Suppose that the volume of beer in a bottle of a certain brand is normally distributed with mean 0.5 liter and standard deviation 0.01 liter.

- Find the probability that a bottle will contain at least 0.48 liter.
- Find the volume that corresponds to the 95th percentile

Let \(X\) denote the volume of beer in liters

- \(\P(X \gt 0.48) = 0.9772\)
- \(x_{0.95} = 0.51645\)

A metal rod is designed to fit into a circular hole on a certain assembly. The radius of the rod is normally distributed with mean 1 cm and standard deviation 0.002 cm. The radius of the hole is normally distributed with mean 1.01 cm and standard deviation 0.003 cm. The machining processes that produce the rod and the hole are independent. Find the probability that the rod is to big for the hole.

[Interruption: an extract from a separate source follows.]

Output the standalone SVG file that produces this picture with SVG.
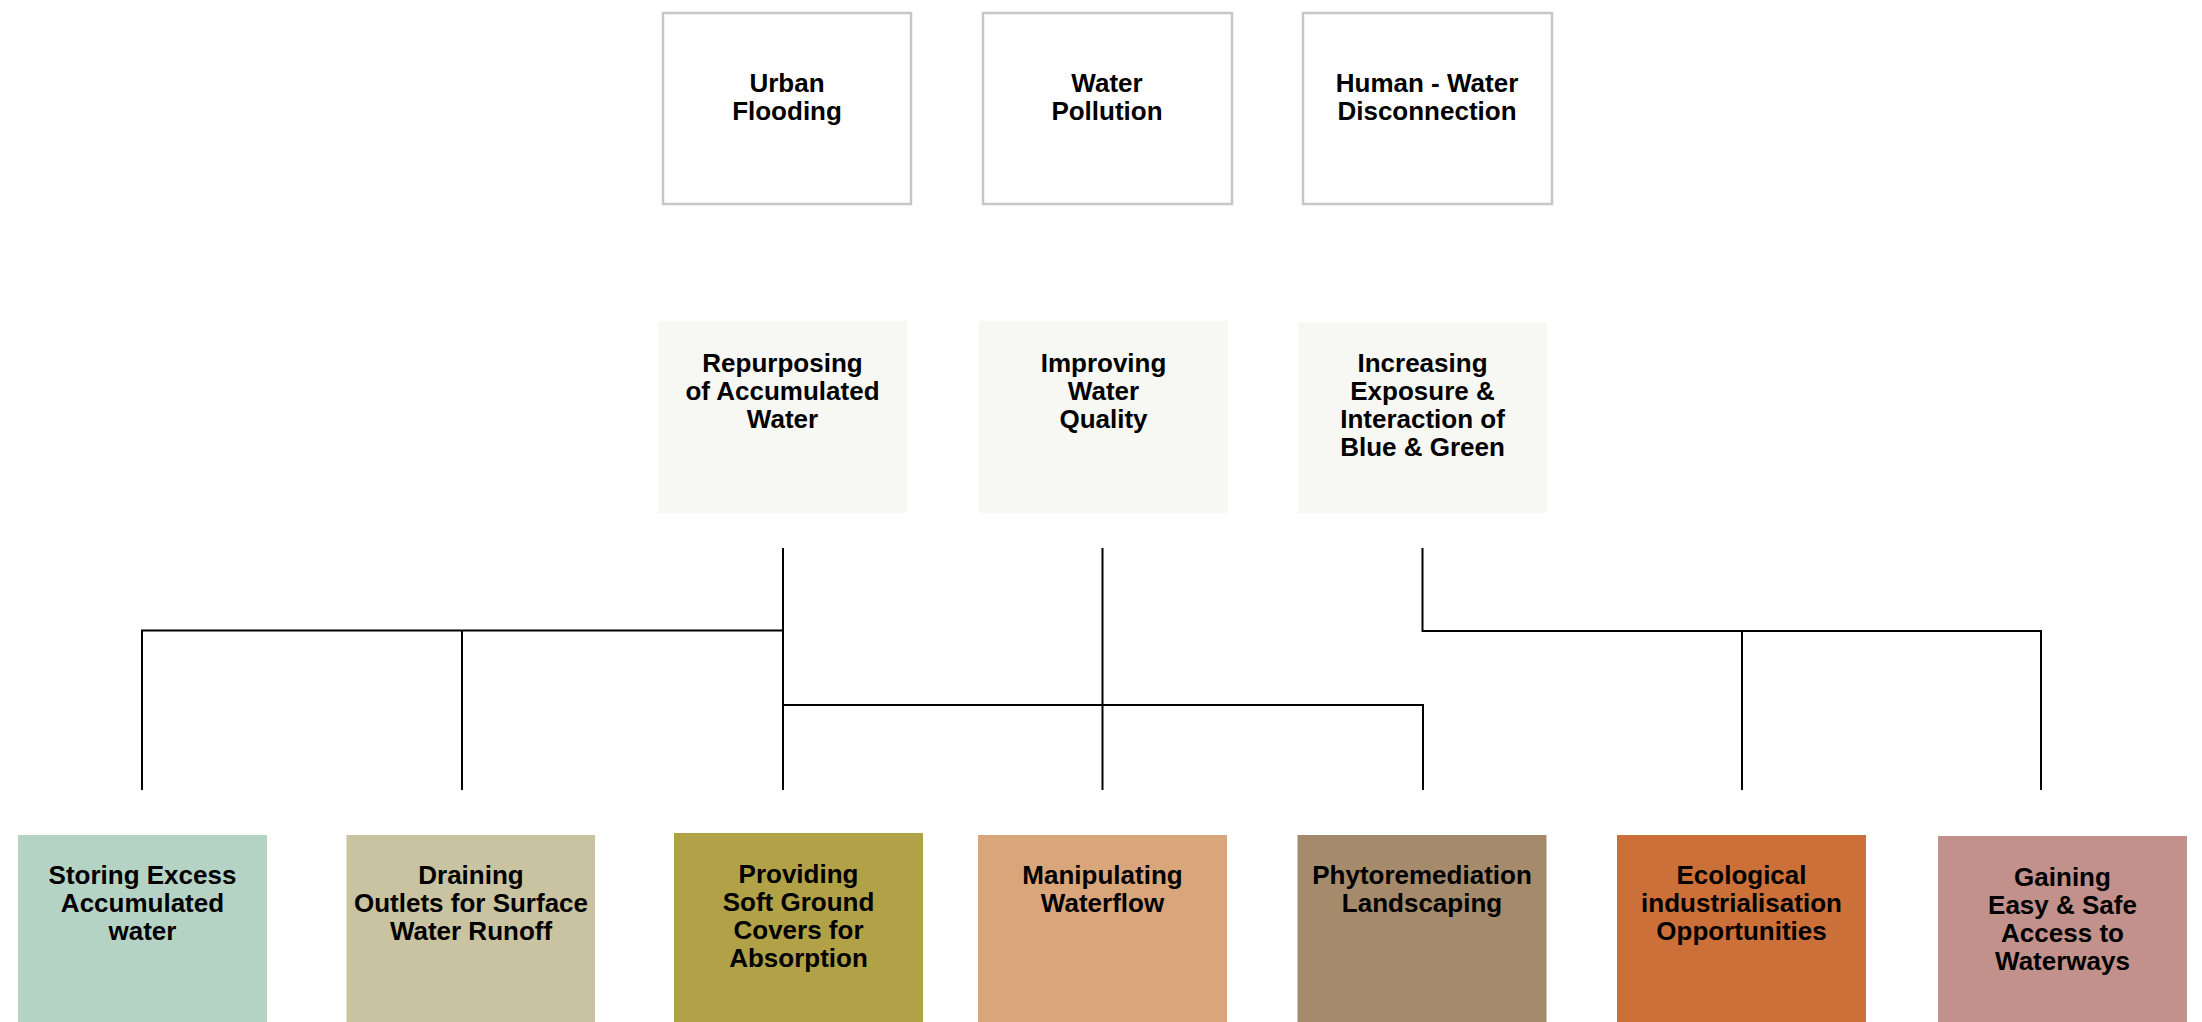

Let \(X\) denote the radius of the rod and \(Y\) the radius of the hole. \(\P(Y - X \lt 0) = 0.0028\)

The weight of a peach from a certain orchard is normally distributed with mean 8 ounces and standard deviation 1 ounce. Find the probability that the combined weight of 5 peaches exceeds 45 ounces.

Let \(X\) denote the combined weight of the 5 peaches, in ounces. \(\P(X \gt 45) = 0.0127\)

In some settings, it's convenient to consider a constant as having a normal distribution (with mean being the constant and variance 0, of course). This convention simplifies the statements of theorems and definitions in these settings. Of course, the formulas above for the probability density function and distribution function do not hold for a constant, but the other results above involving the mean and variance, the moment generating function, the general moments, linear transformations, and sums are still valid. Moreover, the linear transformation result would hold for all \(a\) and \(b\).